In a lot of ways, this is nothing new and the practical ways to respond amount to common political truisms about relationship building, respect, active self-criticism, balancing forthright presentation of your own analysis with lots of honest and active listening, and all sorts of other stuff about the everyday practice of a connected, non-sectarian, but radical politics. But I still find it easy to forget that though many of the broad values that I bring to my politics are widely shared, a lot of my understandings of the world are quite specific and uncommon even amongst people who share those values at a big-picture level. Like I said, this isn't necessarily bad, and I definitely try to spend more time exploring my uncertainty than I do occupying pockets of certainty about what has happened, what is happening, and what we must make happen, and only through acting and reflecting and talking together will we find a path towards transforming the world. But it is easy to forget how broad the differences in framework that separate even those who seem to share the same values can be, and it can be a disconcerting thing to be suddenly confronted with.

Saturday, September 22, 2007

CBC Pushing Paranoia About Mexican Refugees

So the question is, how many indications of white settler paranoia about immigrants with brown skin can you fit into a single article? According to the CBC, quite a few.

Let's start with the title and the lead sentence:

Windsor stressed by Mexican migrants

The city of Windsor, Ont. is struggling to deal with a surge of Mexican migrants from the United States.


The title begins by presenting the main protagonists in this story: "Windsor", as an undifferentiated corporate whole where the main state administrator (the mayor) is presented to speak for the city as a whole and in which there is no distinguishing among the various groups, classes, genders, races, or individuals that compose Windsor; and "Mexican migrants." The former is an approximate stand in for "Us," which implies "ordinary Canadians," which is definitely imbued with whiteness; the latter is a very clear "Them." A seemingly essential conflict in interests between these two groups is the grounding of the article.

There is some minimal complexification of the players later on in the article, with the admission of some conflict between the local and federal faces of the state as to some of the details of where to get the resources to respond to this situation, but at no point is the basic frame that "they" are presenting a problem for "us" that should be journalistically examined from the standpoint of that corporate "us" ever called into question.
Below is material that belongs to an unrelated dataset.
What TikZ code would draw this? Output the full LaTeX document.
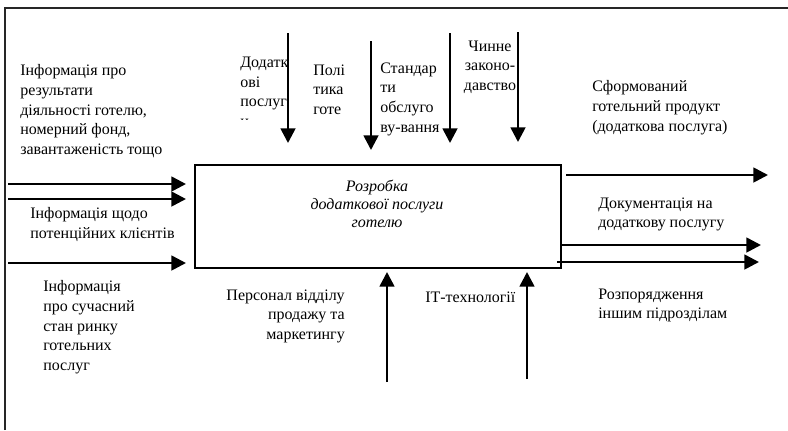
\documentclass[tikz,border=0pt]{standalone}
\usepackage{fontspec}
\setmainfont{Liberation Serif}
\usetikzlibrary{arrows.meta}
\begin{document}
\begin{tikzpicture}[x=0.75pt,y=-0.75pt,
  arr/.style={line width=2pt,-{Triangle[length=11pt,width=11pt]}},
  frame/.style={line width=1.2pt,black!85},
  boxst/.style={draw,line width=2.2pt,minimum width=274.5pt,minimum height=77.25pt,inner sep=0pt},
  lbl/.style={font=\fontsize{12}{14.7}\selectfont,inner sep=0pt,align=left,anchor=north west},
  lblr/.style={lbl,align=right,anchor=north east},
  lblc/.style={lbl,align=center,anchor=north}]
\useasboundingbox (0,0) rectangle (788,430);
% frame
\draw[frame] (5,430) -- (5,8) -- (788,8);
% main box
\node[boxst] (box) at (378,216.5) {};
\node[lblc,font=\fontsize{12}{13.5}\selectfont\itshape] (boxtext) at (377,179.5)
  {Розробка\\додаткової послуги\\готелю};
% input labels
\node[lbl] (in1) at (20,64.5) {Інформація про\\результати\\діяльності готелю,\\номерний фонд,\\завантаженість тощо};
\node[lbl] (in2) at (30,207.5) {Інформація щодо\\потенційних клієнтів};
\node[lbl] (in3) at (43,280.5) {Інформація\\про сучасний\\стан ринку\\готельних\\послуг};
% control labels
\begin{scope}
\clip (230,30) rectangle (300,119.5);
\node[lbl] (ct1) at (240,57) {Додатк\\ові\\послуг\\и};
\end{scope}
\node[lbl] (ct2) at (313,64.5) {Полі\\тика\\готе};
\node[lbl] (ct3) at (380,62.5) {Стандар\\ти\\обслуго\\ву-вання};
\node[lblc] (ct4) at (490,40.5) {Чинне\\законо-\\давство};
% output labels
\node[lbl] (out1) at (592,80.5) {Сформований\\готельний продукт\\(додаткова послуга)};
\node[lbl] (out2) at (598,197.5) {Документація на\\додаткову послугу};
\node[lbl] (out3) at (598,288.5) {Розпорядження\\іншим підрозділам};
% mechanism labels
\node[lblr] (me1) at (345,289.5) {Персонал відділу\\продажу та\\маркетингу};
\node[lbl] (me2) at (425,291.5) {ІТ-технології};
% coordinates
\coordinate (i1s) at (8,184);  \coordinate (i1e) at (186,184);
\coordinate (i2s) at (8,199);  \coordinate (i2e) at (186,199);
\coordinate (i3s) at (8,263);  \coordinate (i3e) at (186,263);
\coordinate (c1s) at (288,33); \coordinate (c1e) at (288,143);
\coordinate (c2s) at (371,41); \coordinate (c2e) at (371,150);
\coordinate (c3s) at (450,33); \coordinate (c3e) at (450,143);
\coordinate (c4s) at (518,32); \coordinate (c4e) at (518,142);
\coordinate (o1s) at (566,175); \coordinate (o1e) at (768,175);
\coordinate (o2s) at (561,245); \coordinate (o2e) at (761,245);
\coordinate (o3s) at (557,262); \coordinate (o3e) at (759,262);
\coordinate (m1s) at (387,382); \coordinate (m1e) at (387,272);
\coordinate (m2s) at (527,379); \coordinate (m2e) at (527,272);
% arrows
\foreach \a in {i1,i2,i3,c1,c2,c3,c4,o1,o2,o3,m1,m2}
  \draw[arr] (\a s) -- (\a e);
\end{tikzpicture}
\end{document}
At no point is the "us" complexified in ways that show that the corporate unity in fact erases the existence people who would frame the issue much differently -- that is, they don't talk to people who are currently Canadians who migrated to this country from, say, Mexico via the United States at an earlier point, and they don't talk to people who are active in immigrant rights struggles in either country.

A basic feature of anti-immigrant discourse, of course, is the idea of the ravenous, barbarian hordes outside the gate that will consume all of our resources and destroy our civilization. The article could have been framed with the title "Neoconservative Federal Government Denies Resources to Address Need in Small Number of Human Beings Fleeing Oppression." Instead, the power dynamics are presented as the opposite of reality -- the local branch of a major industrialized state is presented as "struggling" and "stressed" and it is the oppressed racialized migrants that are "surg[ing]" and thus causing these conditions. Of course the word "surge" is presumably technically accurate in that this influx represents an increase over the regular level of newcomers from Mexico via the U.S. claiming refugee status in Windsor, but it is a political weasel word precisely because it invokes the long history of white settler panic about those outside our gates as a tide that could surge above the high walls of our border and overwhelm us. As well, the main use of "surge" in the news lately has been in the context of war and conquest, which this use cannot help but invoke as well.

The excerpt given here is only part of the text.